The literature review reveals that several studies have utilized remote sensing datasets in combination with the Google Earth Engine (GEE) platform to map and monitor long-term changes in water surfaces45,46,47. Several studies48,49,50 have also explored the relationship between fundamental climatic variables (such as air temperature (AT), evapotranspiration (Eta), and precipitation) and water resources. Previous studies have employed the GEE platform to map water surface changes using Sentinel and Landsat series images45,47,51. However, limited research has utilized the Landsat high-resolution mapping of the global surface water product (JRC Global Surface Water Mapping Layers, v1.4) for mapping and monitoring changes in water resources36,52. Therefore, the objectives of this study are to: (1) monitor the impacts of climate change on water resources in LUB, Iran, (2) estimate the relationship between different climatic variables (AT, ETa, and precipitation) and changes in water surfaces, and (3) assess the efficiency of the Landsat high-resolution surface water product in tracking trends in various water resources.

Study area

The study area is the LUB, located in the northeast of Iran, with a land area of 51,876 km2 (Fig. 1).

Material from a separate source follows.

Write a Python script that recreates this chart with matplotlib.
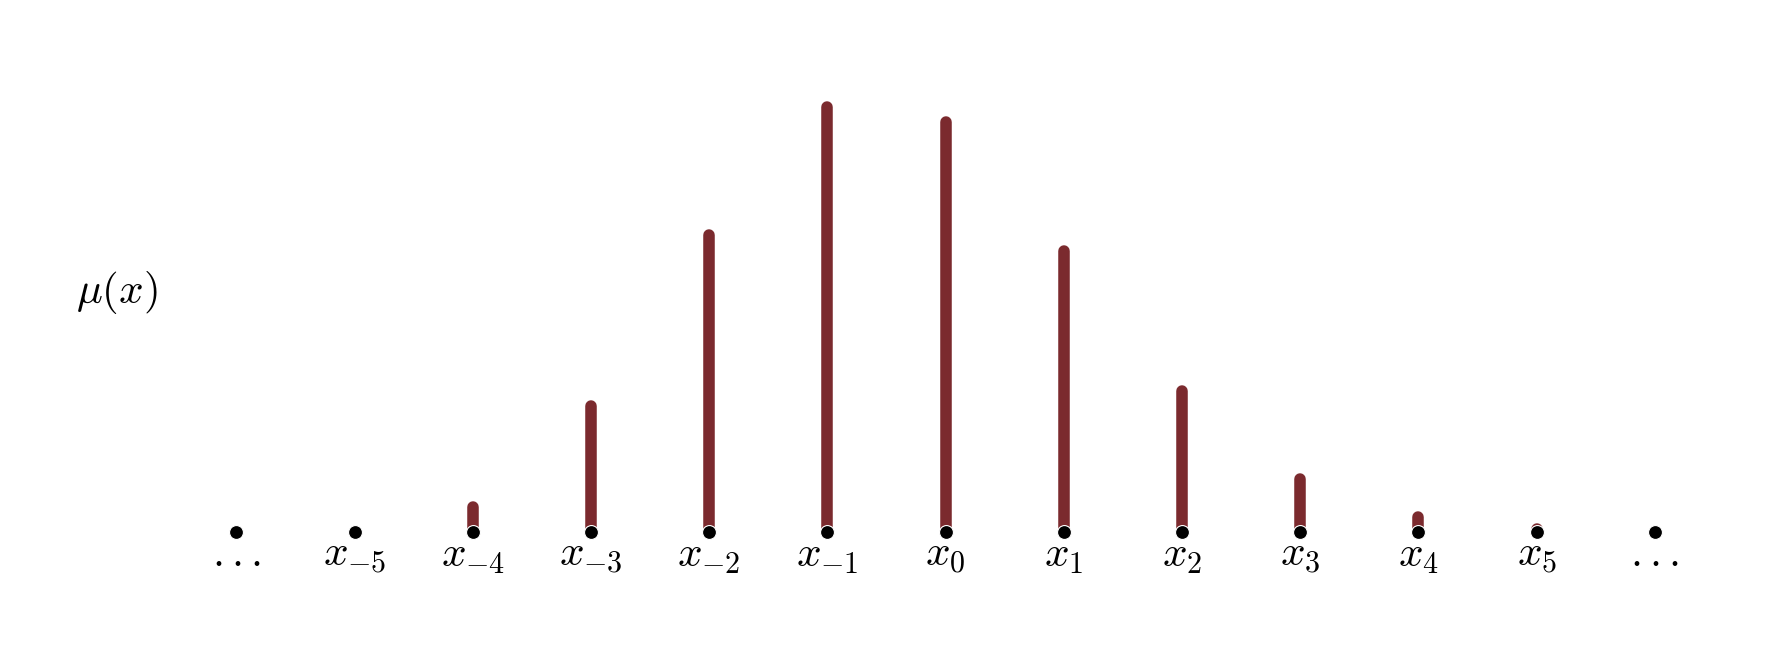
import matplotlib
matplotlib.use("Agg")
import matplotlib.pyplot as plt
import matplotlib.patheffects as pe

plt.rcParams['mathtext.fontset'] = 'cm'

# Data
positions = [-6, -5, -4, -3, -2, -1, 0, 1, 2, 3, 4, 5, 6]
labels = [r'$...$', r'$x_{-5}$', r'$x_{-4}$', r'$x_{-3}$', r'$x_{-2}$', r'$x_{-1}$',
          r'$x_{0}$', r'$x_{1}$', r'$x_{2}$', r'$x_{3}$', r'$x_{4}$', r'$x_{5}$', r'$...$']
bar_positions = [-4, -3, -2, -1, 0, 1, 2, 3, 4, 5]
mu_values = [0.0136, 0.070, 0.165, 0.236, 0.2275, 0.156, 0.078, 0.029, 0.008, 0.0017]

bar_color = '#7b2a2e'

fig = plt.figure(figsize=(17.73, 6.51), dpi=100)
ax = fig.add_axes([0, 0, 1, 1])
ax.set_xlim(-8, 7)
ax.set_ylim(-0.0663, 0.2954)
ax.axis('off')

for xp, v in zip(bar_positions, mu_values):
    ax.plot([xp, xp], [0, v], color=bar_color, lw=8.3, solid_capstyle='round', zorder=2,
            path_effects=[pe.Stroke(linewidth=9.3, foreground='white'), pe.Normal()])

ax.plot(positions, [0] * len(positions), 'o', color='black', markersize=10,
        markeredgecolor='white', markeredgewidth=0.8, zorder=3, linestyle='none')

for xp, lab in zip(positions, labels):
    ax.annotate(lab, xy=(xp, 0), xytext=(0, -25), textcoords='offset points',
                ha='center', va='baseline', fontsize=31)

fig.text(116.7 / 1773, 1 - 292 / 651, r'$\mu(x)$', ha='center', va='center', fontsize=31)

fig.savefig('out.png', dpi=100)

Approximately 10% of this area is occupied by LU. The LUB is fed by a total of 60 rivers, of which 21 are permanent or seasonal, and 39 are temporary. Notably, the Zarineh river, Simineh river, and Aji Chai serve as the main inflows to LU. Within this basin, Zarineh river (14%), Simineh river (11%), Godar (8%), Barandoz (6%), Shahrchai (2%), and Nazlu Chai (6%) are joined by seven seasonal rivers, 39 intermittent streams, internal springs, as well as rainfall and snowfall to sustain LU. The rivers in this watershed are categorized based on their water sources, exhibiting distinct characteristics in the east and west of the lake. The rivers to the east and southeast of the lake originate from high-altitude sources such as Sahand, Sabalan, and Chehel Cheshme in Kurdistan, following relatively longer courses and remaining perennial (e.g., Aji Chai, Zarineh river, Simineh river, and Sufi Chai). In contrast, the western, southwestern, and northern rivers of the lake, which have shorter distances and carry less water, include Godar Chai, Nazlo Chai, and Zola Chai22,53. The region is characterized by a semi-arid and dry-cold climate, with an average annual rainfall of 359.1 mm, a minimum temperature of 4.3 °C, and a maximum temperature of 17.7 °C54. Evaporation rates range from 930 to 1513 mm per year55. The Lake receives approximately 25% of its inflow from direct precipitation and 75% from 60 permanent or seasonal rivers56.

Figure 1
figure 1

Maps of the LUB, generated in the ArcGIS 10.7.1 software (www.esri.com), depicting: (a) its location within Iran's basins, and (b) a hydro-topographic representation.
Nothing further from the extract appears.